*Description of the task*:
Each line below should be retyped exactly, with no pictures.

*Given information*:
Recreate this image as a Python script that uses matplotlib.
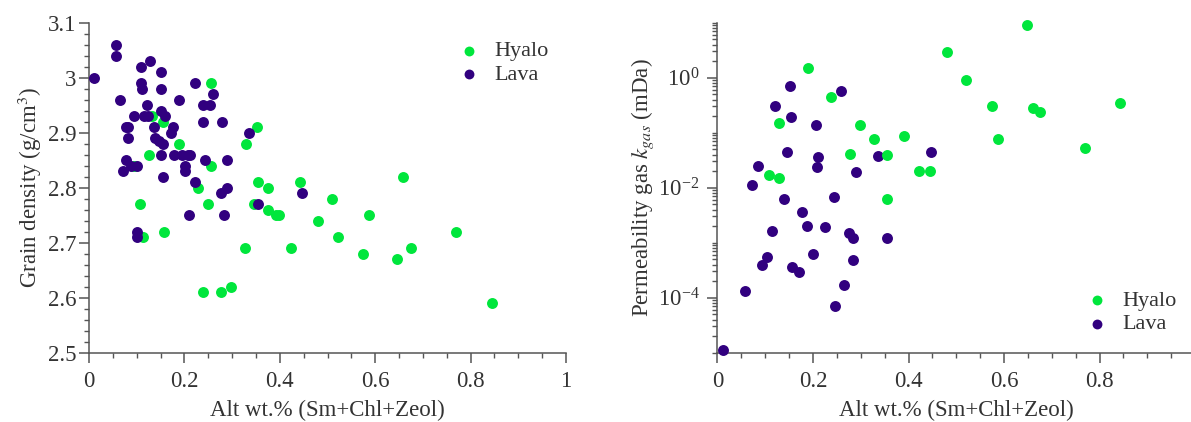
import numpy as np
import matplotlib
matplotlib.use("Agg")
import matplotlib.pyplot as plt
from matplotlib.ticker import MultipleLocator, FixedLocator, FormatStrFormatter, LogLocator, NullFormatter

# grain density vs alteration
hyalo_alt_rho = [0.094, 0.107, 0.113, 0.125, 0.132, 0.156, 0.158, 0.188, 0.228, 0.238,
                 0.249, 0.255, 0.256, 0.277, 0.297, 0.327, 0.330, 0.345, 0.353, 0.355,
                 0.376, 0.376, 0.392, 0.398, 0.423, 0.443, 0.481, 0.510, 0.522, 0.574,
                 0.587, 0.646, 0.659, 0.676, 0.770, 0.844]
hyalo_rho = [2.84, 2.77, 2.71, 2.86, 2.93, 2.92, 2.72, 2.88, 2.80, 2.61,
             2.77, 2.99, 2.84, 2.61, 2.62, 2.69, 2.88, 2.77, 2.91, 2.81,
             2.80, 2.76, 2.75, 2.75, 2.69, 2.81, 2.74, 2.78, 2.71, 2.68,
             2.75, 2.67, 2.82, 2.69, 2.72, 2.59]

lava_alt_rho = [0.010, 0.056, 0.056, 0.066, 0.071, 0.078, 0.081, 0.078, 0.081, 0.088,
                0.094, 0.101, 0.101, 0.101, 0.109, 0.109, 0.111, 0.115, 0.121, 0.123,
                0.128, 0.137, 0.139, 0.146, 0.151, 0.151, 0.151, 0.151, 0.155, 0.155,
                0.160, 0.171, 0.176, 0.179, 0.188, 0.195, 0.202, 0.202, 0.207, 0.212,
                0.209, 0.223, 0.223, 0.240, 0.253, 0.240, 0.244, 0.260, 0.276, 0.278,
                0.283, 0.289, 0.289, 0.335, 0.355, 0.447]
lava_rho = [3.00, 3.06, 3.04, 2.96, 2.83, 2.91, 2.91, 2.85, 2.89, 2.84,
            2.93, 2.84, 2.72, 2.71, 3.02, 2.99, 2.98, 2.93, 2.95, 2.93,
            3.03, 2.91, 2.89, 2.885, 3.01, 2.98, 2.94, 2.86, 2.88, 2.82,
            2.93, 2.90, 2.91, 2.86, 2.96, 2.86, 2.84, 2.83, 2.86, 2.86,
            2.75, 2.99, 2.81, 2.95, 2.95, 2.92, 2.85, 2.97, 2.79, 2.92,
            2.75, 2.85, 2.80, 2.90, 2.77, 2.79]

# gas permeability vs alteration
hyalo_alt_k = [0.108, 0.128, 0.129, 0.189, 0.238, 0.277, 0.298, 0.327, 0.355, 0.356,
               0.391, 0.423, 0.445, 0.481, 0.521, 0.574, 0.587, 0.648, 0.660, 0.676,
               0.770, 0.843]
hyalo_k = [0.017, 0.015, 0.148, 1.48, 0.44, 0.041, 0.14, 0.077, 0.0062, 0.039,
           0.088, 0.020, 0.020, 2.9, 0.91, 0.30, 0.078, 9.2, 0.28, 0.235,
           0.052, 0.34]

lava_alt_k = [0.011, 0.057, 0.073, 0.0855, 0.094, 0.103, 0.115, 0.121, 0.139, 0.145,
              0.151, 0.154, 0.157, 0.170, 0.176, 0.188, 0.199, 0.206, 0.209, 0.210,
              0.226, 0.244, 0.246, 0.259, 0.264, 0.276, 0.283, 0.283, 0.290, 0.337,
              0.356, 0.447]
lava_k = [1.1e-5, 1.3e-4, 0.011, 0.025, 3.9e-4, 5.6e-4, 0.0016, 0.30, 0.0062, 0.044,
          0.70, 0.19, 3.6e-4, 2.9e-4, 0.0036, 0.0020, 6.2e-4, 0.14, 0.0235, 0.036,
          0.0019, 0.0069, 7.1e-5, 0.58, 1.7e-4, 0.0015, 0.0012, 4.8e-4, 0.019, 0.037,
          0.0012, 0.044]

green = '#00e63c'
purple = '#31007f'
txt = '#333333'
axc = '#555555'

plt.rcParams['font.family'] = ['Liberation Serif', 'DejaVu Serif']
plt.rcParams['mathtext.fontset'] = 'stix'
plt.rcParams['axes.unicode_minus'] = False
plt.rcParams['font.size'] = 16.5

fig = plt.figure(figsize=(11.91, 4.22), dpi=100)
ax1 = fig.add_axes([89 / 1191, 69.3 / 422, 477 / 1191, 330 / 422])
ax2 = fig.add_axes([717.5 / 1191, 69.3 / 422, 477.5 / 1191, 330 / 422])

ms = 62
ax1.scatter(hyalo_alt_rho, hyalo_rho, s=ms, color=green, lw=0, label='Hyalo', zorder=3, clip_on=False)
ax1.scatter(lava_alt_rho, lava_rho, s=ms, color=purple, lw=0, label='Lava', zorder=4, clip_on=False)
ax2.scatter(lava_alt_k, lava_k, s=ms, color=purple, lw=0, label='Lava', zorder=3, clip_on=False)
ax2.scatter(hyalo_alt_k, hyalo_k, s=ms, color=green, lw=0, label='Hyalo', zorder=4, clip_on=False)

ax1.set_xlim(0, 1)
ax1.set_ylim(2.5, 3.1)
ax1.xaxis.set_major_locator(MultipleLocator(0.2))
ax1.xaxis.set_minor_locator(MultipleLocator(0.05))
ax1.yaxis.set_major_locator(MultipleLocator(0.1))
ax1.yaxis.set_minor_locator(MultipleLocator(0.02))
ax1.xaxis.set_major_formatter(FormatStrFormatter('%g'))
ax1.yaxis.set_major_formatter(FormatStrFormatter('%g'))

ax2.set_yscale('log')
ax2.set_xlim(0, 1)
ax2.set_ylim(1e-5, 1e1)
ax2.xaxis.set_major_locator(FixedLocator([0, 0.2, 0.4, 0.6, 0.8]))
ax2.xaxis.set_minor_locator(MultipleLocator(0.05))
ax2.xaxis.set_major_formatter(FormatStrFormatter('%g'))
ax2.yaxis.set_major_locator(FixedLocator([1e-4, 1e-2, 1e0]))
ax2.yaxis.set_minor_locator(LogLocator(base=10, subs=np.arange(1, 10), numticks=30))
ax2.yaxis.set_minor_formatter(NullFormatter())

for ax in (ax1, ax2):
    ax.set_xlabel('Alt wt.% (Sm+Chl+Zeol)', color=txt, labelpad=6)
    ax.spines['top'].set_visible(False)
    ax.spines['right'].set_visible(False)
    for s in ('left', 'bottom'):
        ax.spines[s].set_color(axc)
        ax.spines[s].set_linewidth(1.1)
    ax.tick_params(which='major', direction='out', length=7, width=1.1, color=axc,
                   labelcolor=txt, labelsize=16.5, pad=6)
    ax.tick_params(which='minor', direction='out', length=3.5, width=1.0, color=axc)

ax1.tick_params(axis='y', which='major', pad=2)
ax1.set_ylabel('Grain density (g/cm$^3$)', color=txt, labelpad=3)
ax2.set_ylabel('Permeability gas $k_{gas}$ (mDa)', color=txt, labelpad=1.5)

leg_kw = dict(loc='upper left', frameon=False, fontsize=16, handlelength=1.0,
              handletextpad=0.65, labelspacing=0.15, borderpad=0, borderaxespad=0,
              markerscale=0.9, scatterpoints=1)
l1 = ax1.legend(bbox_to_anchor=(0.773, 0.945), **leg_kw)
h, lab = ax2.get_legend_handles_labels()
l2 = ax2.legend(h[::-1], lab[::-1], bbox_to_anchor=(0.771, 0.19), **leg_kw)
for lg in (l1, l2):
    for t in lg.get_texts():
        t.set_color(txt)

fig.savefig('out.png', dpi=100)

*Complete answer*:
Recreate this image as a Python script that uses matplotlib.
import numpy as np
import matplotlib
matplotlib.use("Agg")
import matplotlib.pyplot as plt
from matplotlib.ticker import MultipleLocator, FixedLocator, FormatStrFormatter, LogLocator, NullFormatter

# grain density vs alteration
hyalo_alt_rho = [0.094, 0.107, 0.113, 0.125, 0.132, 0.156, 0.158, 0.188, 0.228, 0.238,
                 0.249, 0.255, 0.256, 0.277, 0.297, 0.327, 0.330, 0.345, 0.353, 0.355,
                 0.376, 0.376, 0.392, 0.398, 0.423, 0.443, 0.481, 0.510, 0.522, 0.574,
                 0.587, 0.646, 0.659, 0.676, 0.770, 0.844]
hyalo_rho = [2.84, 2.77, 2.71, 2.86, 2.93, 2.92, 2.72, 2.88, 2.80, 2.61,
             2.77, 2.99, 2.84, 2.61, 2.62, 2.69, 2.88, 2.77, 2.91, 2.81,
             2.80, 2.76, 2.75, 2.75, 2.69, 2.81, 2.74, 2.78, 2.71, 2.68,
             2.75, 2.67, 2.82, 2.69, 2.72, 2.59]

lava_alt_rho = [0.010, 0.056, 0.056, 0.066, 0.071, 0.078, 0.081, 0.078, 0.081, 0.088,
                0.094, 0.101, 0.101, 0.101, 0.109, 0.109, 0.111, 0.115, 0.121, 0.123,
                0.128, 0.137, 0.139, 0.146, 0.151, 0.151, 0.151, 0.151, 0.155, 0.155,
                0.160, 0.171, 0.176, 0.179, 0.188, 0.195, 0.202, 0.202, 0.207, 0.212,
                0.209, 0.223, 0.223, 0.240, 0.253, 0.240, 0.244, 0.260, 0.276, 0.278,
                0.283, 0.289, 0.289, 0.335, 0.355, 0.447]
lava_rho = [3.00, 3.06, 3.04, 2.96, 2.83, 2.91, 2.91, 2.85, 2.89, 2.84,
            2.93, 2.84, 2.72, 2.71, 3.02, 2.99, 2.98, 2.93, 2.95, 2.93,
            3.03, 2.91, 2.89, 2.885, 3.01, 2.98, 2.94, 2.86, 2.88, 2.82,
            2.93, 2.90, 2.91, 2.86, 2.96, 2.86, 2.84, 2.83, 2.86, 2.86,
            2.75, 2.99, 2.81, 2.95, 2.95, 2.92, 2.85, 2.97, 2.79, 2.92,
            2.75, 2.85, 2.80, 2.90, 2.77, 2.79]

# gas permeability vs alteration
hyalo_alt_k = [0.108, 0.128, 0.129, 0.189, 0.238, 0.277, 0.298, 0.327, 0.355, 0.356,
               0.391, 0.423, 0.445, 0.481, 0.521, 0.574, 0.587, 0.648, 0.660, 0.676,
               0.770, 0.843]
hyalo_k = [0.017, 0.015, 0.148, 1.48, 0.44, 0.041, 0.14, 0.077, 0.0062, 0.039,
           0.088, 0.020, 0.020, 2.9, 0.91, 0.30, 0.078, 9.2, 0.28, 0.235,
           0.052, 0.34]

lava_alt_k = [0.011, 0.057, 0.073, 0.0855, 0.094, 0.103, 0.115, 0.121, 0.139, 0.145,
              0.151, 0.154, 0.157, 0.170, 0.176, 0.188, 0.199, 0.206, 0.209, 0.210,
              0.226, 0.244, 0.246, 0.259, 0.264, 0.276, 0.283, 0.283, 0.290, 0.337,
              0.356, 0.447]
lava_k = [1.1e-5, 1.3e-4, 0.011, 0.025, 3.9e-4, 5.6e-4, 0.0016, 0.30, 0.0062, 0.044,
          0.70, 0.19, 3.6e-4, 2.9e-4, 0.0036, 0.0020, 6.2e-4, 0.14, 0.0235, 0.036,
          0.0019, 0.0069, 7.1e-5, 0.58, 1.7e-4, 0.0015, 0.0012, 4.8e-4, 0.019, 0.037,
          0.0012, 0.044]

green = '#00e63c'
purple = '#31007f'
txt = '#333333'
axc = '#555555'

plt.rcParams['font.family'] = ['Liberation Serif', 'DejaVu Serif']
plt.rcParams['mathtext.fontset'] = 'stix'
plt.rcParams['axes.unicode_minus'] = False
plt.rcParams['font.size'] = 16.5

fig = plt.figure(figsize=(11.91, 4.22), dpi=100)
ax1 = fig.add_axes([89 / 1191, 69.3 / 422, 477 / 1191, 330 / 422])
ax2 = fig.add_axes([717.5 / 1191, 69.3 / 422, 477.5 / 1191, 330 / 422])

ms = 62
ax1.scatter(hyalo_alt_rho, hyalo_rho, s=ms, color=green, lw=0, label='Hyalo', zorder=3, clip_on=False)
ax1.scatter(lava_alt_rho, lava_rho, s=ms, color=purple, lw=0, label='Lava', zorder=4, clip_on=False)
ax2.scatter(lava_alt_k, lava_k, s=ms, color=purple, lw=0, label='Lava', zorder=3, clip_on=False)
ax2.scatter(hyalo_alt_k, hyalo_k, s=ms, color=green, lw=0, label='Hyalo', zorder=4, clip_on=False)

ax1.set_xlim(0, 1)
ax1.set_ylim(2.5, 3.1)
ax1.xaxis.set_major_locator(MultipleLocator(0.2))
ax1.xaxis.set_minor_locator(MultipleLocator(0.05))
ax1.yaxis.set_major_locator(MultipleLocator(0.1))
ax1.yaxis.set_minor_locator(MultipleLocator(0.02))
ax1.xaxis.set_major_formatter(FormatStrFormatter('%g'))
ax1.yaxis.set_major_formatter(FormatStrFormatter('%g'))

ax2.set_yscale('log')
ax2.set_xlim(0, 1)
ax2.set_ylim(1e-5, 1e1)
ax2.xaxis.set_major_locator(FixedLocator([0, 0.2, 0.4, 0.6, 0.8]))
ax2.xaxis.set_minor_locator(MultipleLocator(0.05))
ax2.xaxis.set_major_formatter(FormatStrFormatter('%g'))
ax2.yaxis.set_major_locator(FixedLocator([1e-4, 1e-2, 1e0]))
ax2.yaxis.set_minor_locator(LogLocator(base=10, subs=np.arange(1, 10), numticks=30))
ax2.yaxis.set_minor_formatter(NullFormatter())

for ax in (ax1, ax2):
    ax.set_xlabel('Alt wt.% (Sm+Chl+Zeol)', color=txt, labelpad=6)
    ax.spines['top'].set_visible(False)
    ax.spines['right'].set_visible(False)
    for s in ('left', 'bottom'):
        ax.spines[s].set_color(axc)
        ax.spines[s].set_linewidth(1.1)
    ax.tick_params(which='major', direction='out', length=7, width=1.1, color=axc,
                   labelcolor=txt, labelsize=16.5, pad=6)
    ax.tick_params(which='minor', direction='out', length=3.5, width=1.0, color=axc)

ax1.tick_params(axis='y', which='major', pad=2)
ax1.set_ylabel('Grain density (g/cm$^3$)', color=txt, labelpad=3)
ax2.set_ylabel('Permeability gas $k_{gas}$ (mDa)', color=txt, labelpad=1.5)

leg_kw = dict(loc='upper left', frameon=False, fontsize=16, handlelength=1.0,
              handletextpad=0.65, labelspacing=0.15, borderpad=0, borderaxespad=0,
              markerscale=0.9, scatterpoints=1)
l1 = ax1.legend(bbox_to_anchor=(0.773, 0.945), **leg_kw)
h, lab = ax2.get_legend_handles_labels()
l2 = ax2.legend(h[::-1], lab[::-1], bbox_to_anchor=(0.771, 0.19), **leg_kw)
for lg in (l1, l2):
    for t in lg.get_texts():
        t.set_color(txt)

fig.savefig('out.png', dpi=100)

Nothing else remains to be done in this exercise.